Copy each line of the entries that contains the word "this".

★ ★ ★ ★ ★

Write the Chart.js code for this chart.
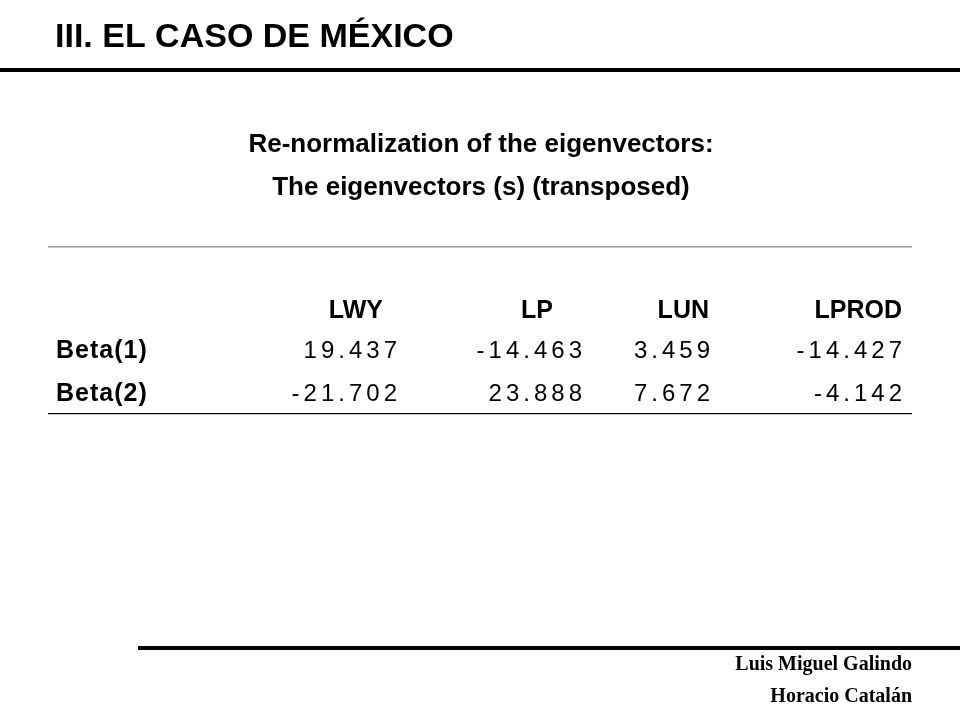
<!DOCTYPE html>
<html><head><meta charset="utf-8">
<script src="https://cdn.jsdelivr.net/npm/chart.js@4"></script>
<style>html,body{margin:0;padding:0;background:#fff}#w{width:960px;height:720px}</style>
</head><body><div id="w"><canvas id="c"></canvas></div>
<script>
const slideTitle = "III. EL CASO DE MÉXICO";
const subtitles = ["Re-normalization of the eigenvectors:", "The eigenvectors (s) (transposed)"];
const columns = ["LWY", "LP", "LUN", "LPROD"];
const rows = ["Beta(1)", "Beta(2)"];
const beta1 = [19.437, -14.463, 3.459, -14.427];
const beta2 = [-21.702, 23.888, 7.672, -4.142];
const authors = ["Luis Miguel Galindo", "Horacio Catalán"];

// layout (positions in scale units = page pixels)
const headRight = [383, 553, 709, 902];
const colRight = [397, 582, 710, 902];
const rowY = [311, 351, 394];
const series = [beta1, beta2];

const pts = [];
series.forEach((s, r) => s.forEach((v, c) => pts.push({x: colRight[c], y: rowY[r + 1], v})));

const slidePlugin = {
  id: 'slide',
  afterDraw(chart) {
    const ctx = chart.ctx, xs = chart.scales.x, ys = chart.scales.y;
    const X = v => xs.getPixelForValue(v), Y = v => ys.getPixelForValue(v);
    ctx.save();
    ctx.textBaseline = 'middle';
    ctx.fillStyle = '#000';
    ctx.font = 'bold 34px "Liberation Sans", Arial, sans-serif';
    ctx.textAlign = 'left';
    ctx.fillText(slideTitle, X(55), Y(38));
    ctx.fillRect(X(0), Y(68), X(960) - X(0), 4);
    ctx.font = 'bold 26px "Liberation Sans", Arial, sans-serif';
    ctx.textAlign = 'center';
    ctx.fillText(subtitles[0], X(481), Y(145));
    ctx.fillText(subtitles[1], X(481), Y(188));
    ctx.fillStyle = '#999';
    ctx.fillRect(X(48), Y(246), X(912) - X(48), 1.5);
    ctx.fillStyle = '#000';
    ctx.fillRect(X(48), Y(413), X(912) - X(48), 1.2);
    ctx.font = 'bold 25px "Liberation Sans", Arial, sans-serif';
    ctx.textAlign = 'right';
    columns.forEach((c, i) => ctx.fillText(c, X(headRight[i]), Y(rowY[0])));
    ctx.textAlign = 'left';
    ctx.letterSpacing = '1px';
    rows.forEach((r, i) => ctx.fillText(r, X(56), Y(rowY[i + 1])));
    ctx.font = '24px "Liberation Sans", Arial, sans-serif';
    ctx.letterSpacing = '4px';
    ctx.textAlign = 'right';
    chart.data.datasets[0].data.forEach(p => ctx.fillText(p.v.toFixed(3), X(p.x) + 4, Y(p.y)));
    ctx.letterSpacing = '0px';
    ctx.fillRect(X(138), Y(646), X(960) - X(138), 4);
    ctx.font = 'bold 20px "Liberation Serif", "Times New Roman", serif';
    ctx.fillText(authors[0], X(912), Y(665));
    ctx.fillText(authors[1], X(912), Y(697));
    ctx.restore();
  }
};

new Chart(document.getElementById('c'), {
  type: 'scatter',
  data: {datasets: [{data: pts, pointRadius: 0, pointHoverRadius: 0}]},
  options: {
    responsive: true, maintainAspectRatio: false, animation: false,
    layout: {padding: 0},
    plugins: {legend: {display: false}, tooltip: {enabled: false}},
    scales: {
      x: {type: 'linear', min: 0, max: 960, display: false},
      y: {type: 'linear', min: 0, max: 720, reverse: true, display: false}
    }
  },
  plugins: [slidePlugin]
});
</script></body></html>
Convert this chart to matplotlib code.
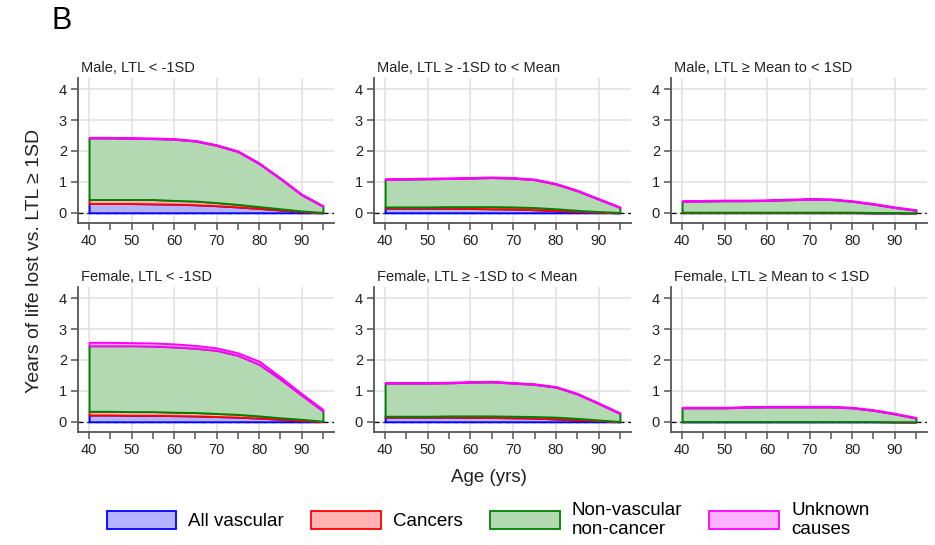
import numpy as np
import matplotlib
matplotlib.use("Agg")
import matplotlib.pyplot as plt
from matplotlib.patches import Patch

plt.rcParams['font.family'] = ['Liberation Sans', 'DejaVu Sans']

ages = [40, 45, 50, 55, 60, 65, 70, 75, 80, 85, 90, 95]

# years of life lost per cause, one set per panel
m1_vasc = [0.30, 0.30, 0.30, 0.29, 0.28, 0.26, 0.23, 0.19, 0.14, 0.09, 0.04, 0.00]
m1_canc = [0.13, 0.13, 0.13, 0.14, 0.12, 0.12, 0.10, 0.08, 0.06, 0.04, 0.02, 0.01]
m1_nvnc = [1.99, 1.99, 1.98, 1.97, 1.98, 1.94, 1.85, 1.71, 1.39, 0.97, 0.52, 0.20]
m1_unk = [0.02] * 12

m2_vasc = [0.15, 0.15, 0.15, 0.15, 0.14, 0.13, 0.12, 0.10, 0.07, 0.04, 0.02, 0.00]
m2_canc = [0.04, 0.04, 0.04, 0.05, 0.06, 0.07, 0.07, 0.07, 0.06, 0.04, 0.02, 0.01]
m2_nvnc = [0.89, 0.90, 0.91, 0.91, 0.92, 0.94, 0.93, 0.90, 0.80, 0.63, 0.40, 0.16]
m2_unk = [0.02] * 12

m3_vasc = [0.01, 0.01, 0.01, 0.01, 0.01, 0.01, 0.01, 0.01, 0.01, 0.00, 0.00, 0.00]
m3_canc = [0.01, 0.01, 0.01, 0.01, 0.01, 0.01, 0.01, 0.01, 0.01, 0.01, 0.01, 0.00]
m3_nvnc = [0.35, 0.36, 0.37, 0.37, 0.38, 0.40, 0.42, 0.41, 0.35, 0.27, 0.16, 0.08]
m3_unk = [0.02] * 12

f1_vasc = [0.22, 0.22, 0.21, 0.21, 0.20, 0.19, 0.17, 0.15, 0.12, 0.08, 0.04, 0.01]
f1_canc = [0.12, 0.12, 0.12, 0.12, 0.11, 0.11, 0.10, 0.09, 0.07, 0.05, 0.04, 0.01]
f1_nvnc = [2.12, 2.12, 2.13, 2.12, 2.11, 2.08, 2.04, 1.91, 1.67, 1.25, 0.78, 0.33]
f1_unk = [0.11, 0.11, 0.10, 0.10, 0.10, 0.09, 0.08, 0.08, 0.10, 0.07, 0.05, 0.05]

f2_vasc = [0.15, 0.15, 0.15, 0.15, 0.14, 0.14, 0.13, 0.12, 0.09, 0.06, 0.04, 0.00]
f2_canc = [0.03, 0.03, 0.03, 0.04, 0.05, 0.05, 0.05, 0.05, 0.06, 0.05, 0.02, 0.01]
f2_nvnc = [1.07, 1.07, 1.07, 1.07, 1.09, 1.10, 1.07, 1.04, 0.97, 0.79, 0.53, 0.26]
f2_unk = [0.02] * 12

f3_vasc = [0.005] * 10 + [0.0, 0.0]
f3_canc = [0.005] * 11 + [0.0]
f3_nvnc = [0.44, 0.44, 0.44, 0.46, 0.47, 0.47, 0.47, 0.47, 0.44, 0.36, 0.25, 0.12]
f3_unk = [0.02] * 12

titles = ["Male, LTL < -1SD", "Male, LTL \u2265 -1SD to < Mean", "Male, LTL \u2265 Mean to < 1SD",
          "Female, LTL < -1SD", "Female, LTL \u2265 -1SD to < Mean", "Female, LTL \u2265 Mean to < 1SD"]
panels = [
    (m1_vasc, m1_canc, m1_nvnc, m1_unk),
    (m2_vasc, m2_canc, m2_nvnc, m2_unk),
    (m3_vasc, m3_canc, m3_nvnc, m3_unk),
    (f1_vasc, f1_canc, f1_nvnc, f1_unk),
    (f2_vasc, f2_canc, f2_nvnc, f2_unk),
    (f3_vasc, f3_canc, f3_nvnc, f3_unk),
]

causes = ["All vascular", "Cancers", "Non-vascular\nnon-cancer", "Unknown\ncauses"]
fills = ['#b3b3ff', '#ffb3b3', '#b3d9b3', '#ffb3ff']
edges = ['#0000ff', '#ff0000', '#008000', '#ff00ff']

W, H = 935, 545
fig = plt.figure(figsize=(W / 100, H / 100), dpi=100)

# axes boxes in pixels
cols = [(78, 334), (374, 631), (671, 927)]
rows = [(78, 223), (287, 432)]

spine_col = '#555555'
for i, layers in enumerate(panels):
    (x0, x1) = cols[i % 3]
    (y0, y1) = rows[i // 3]
    ax = fig.add_axes([x0 / W, 1 - y1 / H, (x1 - x0) / W, (y1 - y0) / H])

    ax.axhline(0, color='black', lw=0.9, ls=(0, (4, 3)), zorder=1)
    polys = ax.stackplot(ages, *layers, colors=fills, zorder=2)
    for p, ec in zip(polys, edges):
        p.set_edgecolor(ec)
        p.set_linewidth(1.4)

    ax.set_xlim(37.4, 97.6)
    ax.set_ylim(-0.33, 4.36)
    ax.set_xticks([40, 50, 60, 70, 80, 90])
    ax.set_xticks([45, 55, 65, 75, 85, 95], minor=True)
    ax.set_yticks([0, 1, 2, 3, 4])
    ax.grid(True, which='major', color='#e2e2e2', lw=1.2, zorder=0)
    ax.set_axisbelow(True)
    for s in ['top', 'right']:
        ax.spines[s].set_visible(False)
    for s in ['left', 'bottom']:
        ax.spines[s].set_color(spine_col)
        ax.spines[s].set_linewidth(1.3)
    ax.tick_params(which='both', direction='out', length=5, width=1.1,
                   color=spine_col, labelsize=10.5, labelcolor='#222222', pad=3)
    ax.text(0.01, 1.043, titles[i], transform=ax.transAxes, fontsize=10.5,
            ha='left', va='baseline', color='#222222')

fig.text(52 / W, 1 - 21 / H, "B", fontsize=22, ha='left', va='center')
fig.text(35 / W, 0.522, "Years of life lost vs. LTL \u2265 1SD", rotation=90,
         fontsize=14, ha='center', va='center', color='#222222')
fig.text(0.523, 1 - 477 / H, "Age (yrs)", fontsize=13.5, ha='center', va='center',
         color='#222222')

handles = [Patch(facecolor=f, edgecolor=e, lw=1.3) for f, e in zip(fills, edges)]
fig.legend(handles, causes, loc='center', bbox_to_anchor=(0.522, 1 - 520 / H), ncol=4,
           frameon=False, fontsize=13.5, handlelength=3.73, handleheight=1.07,
           handletextpad=0.64, columnspacing=1.44, labelspacing=0.0)

fig.savefig("out.png", dpi=100)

★ ★ ★ ★ ★

• _Exercise response_
Write the Chart.js code for this chart.
Convert this chart to matplotlib code.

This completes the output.